Les chapitres 21 à 40 constituent une présentation sommaire des différentes régions du monde. Glaréan structure tout d’abord ce parcours en fonction des trois continents déjà connus dans l’Antiquité, qu’il décompose encore en régions principales traitées chapitre par chapitre; à l’intérieur du chapitre, il se penche sur leur situation et nomme les régions importantes, les pays, les villes, les cours d’eau, les montagnes et les peuples (parfois aussi les dirigeants). On trouve aussi de brefs éclaircissements historiques (comme dans le chapitre 21 sur l’Allemagne); de tels aperçus historiques éclairent les aspects changeants de la vision géographique du monde. C’est seulement dans le dernier chapitre, intitulé De regionibus extra Ptolemaeum, que Glaréan, qui jusque-là était resté dans les voies de la vision ptolémaïque du monde, aborde les découvertes géographiques révolutionnaires de la Renaissance, notamment la découverte de l’Amérique. Mais en se référant à l’opinion de certains contemporains fondée sur un passage du sixième livre de l’Énéide, à savoir que l’Amérique aurait déjà été connue de Virgile, l’humaniste Glaréan, dans cette brève référence aux toutes nouvelles connaissances géographiques, parvient encore à établir un lien avec l’Antiquité. Il convient toutefois de rappeler que Glaréan composa le De geographia à une époque où la découverte de l’Amérique latine (sans parler de l’Amérique du Nord) était loin d’être achevée: ce n’est que cinq ans après la publication du traité que Francisco Pizarro conquit les hauts plateaux péruviens.

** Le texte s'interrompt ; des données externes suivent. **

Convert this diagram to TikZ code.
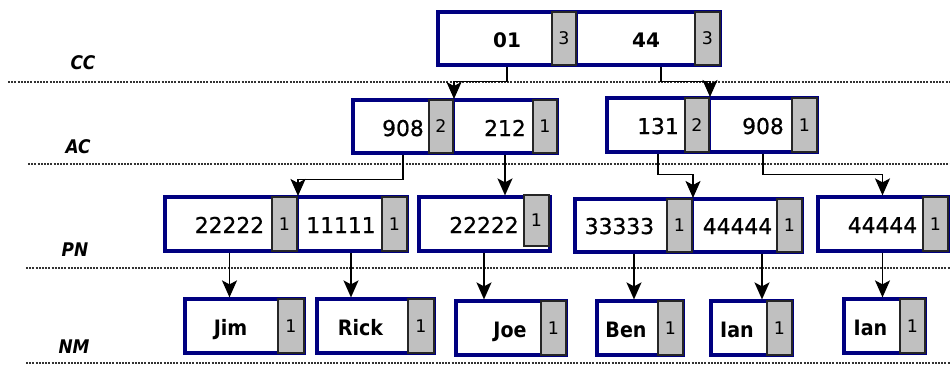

Cette partie de l'œuvre (chap. 21 à 40) ne comporte pas la moindre illustration; c’est ce qui distingue le manuel de géographie de Glaréan des ouvrages comparables (comme l’édition de Ptolémée parue à Ulm en 1482 et qu’il connaissait sûrement).
Bibliographie
Dürst, A., «Glarean als Geograph und Mathematiker», dans Der Humanist Heinrich Loriti, genannt Glarean 1488-1563. Beiträge zu seinem Leben und Werk, éd. Ortsmuseum Mollis, Glaris, Baeschlin, 1983, p. 119-144.
Heawood, A., «Glareanus: His Geographie and Maps», The Geographical Journal 25 (1905), p. 647-654.
Hoheisel, K., «Henricus Glareanus 1488-1563», Geographers Biobibliographical Studies, vol. 5, éd. T. W. Freeman, Londres, Mansell, 1981, p. 49-54.
Johnson, C. R., «Between the human and the divine: Glarean’s De geographia and the span of Renaissance geography», dans Heinrich Glarean’s Books. The Intellectual World of a Sixteenth-Century Musical Humanist, éd. I. Fenlon et I. M. Groote, Cambridge, Cambridge UP, 2013, p. 139-158.